When Attitudes are Caught not Taught

Posted: March 7, 2007 in Leadership

As I ponder the difference in my attitude – at the ripe old age of 66 – with those who I have been in contact with, I have to wonder why I am so self reliant and with a relatively highly developed sense of responsibility. As a young person the person who raised me (my grandmother) didn’t insist on my doing chores. That is the conventional wisdom regarding teaching young people a sense of responsibility. I can remember my grandmother being a pretty good housekeeper and she never complained – that I can remember – about nobody helping out; she just did what was necessary to keep our home up.

Of course all that thinking goes out the window when one considers the saying “When I first got married I had 6 theories about raising children. Now I have 6 children and no theories”. But, the attitudes are caught idea is sound: unless the person who is trying to impart a good attitude is undercut by somebody who denigrates him/her. Even then, with a calm non-responsive-to-verbal-abuse demeanor, the parent figure can influence their children; whether they are actually children, or chronologically – but not actually – adults (i. e. they are still under your influence; that could even include your spouse). I have found that what I do is a lot more influential than what I say.

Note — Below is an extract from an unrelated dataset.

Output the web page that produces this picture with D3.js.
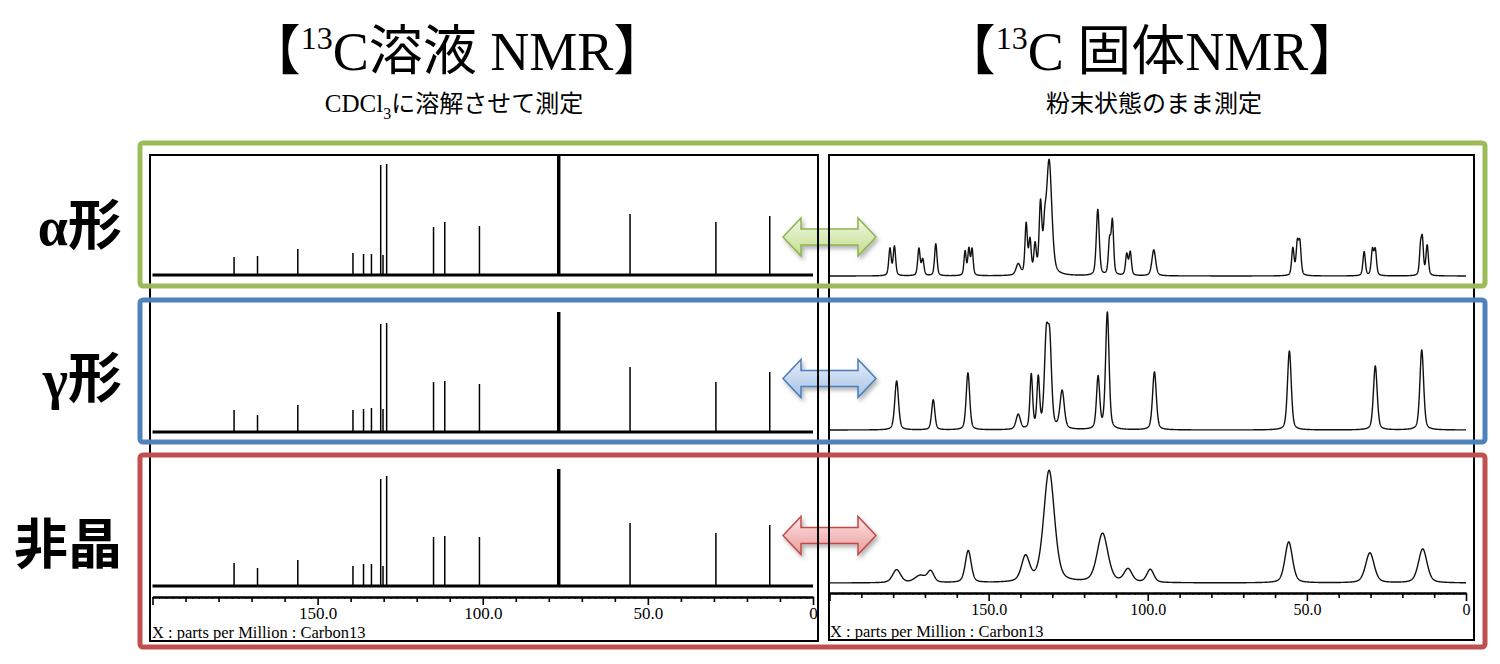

So, the saying “do as I say, not as I do” falls on deaf ears. This is all part of the general subject: leadership. I’ve always accepted the working definition of politics as being the art (or science) of leadership. I’ve been challenged on that by a political science major – who assumed that politics is a science rather than an art. I can’t help but wonder what his response would have been if I had posed the follow-up question of is politics a science or an art?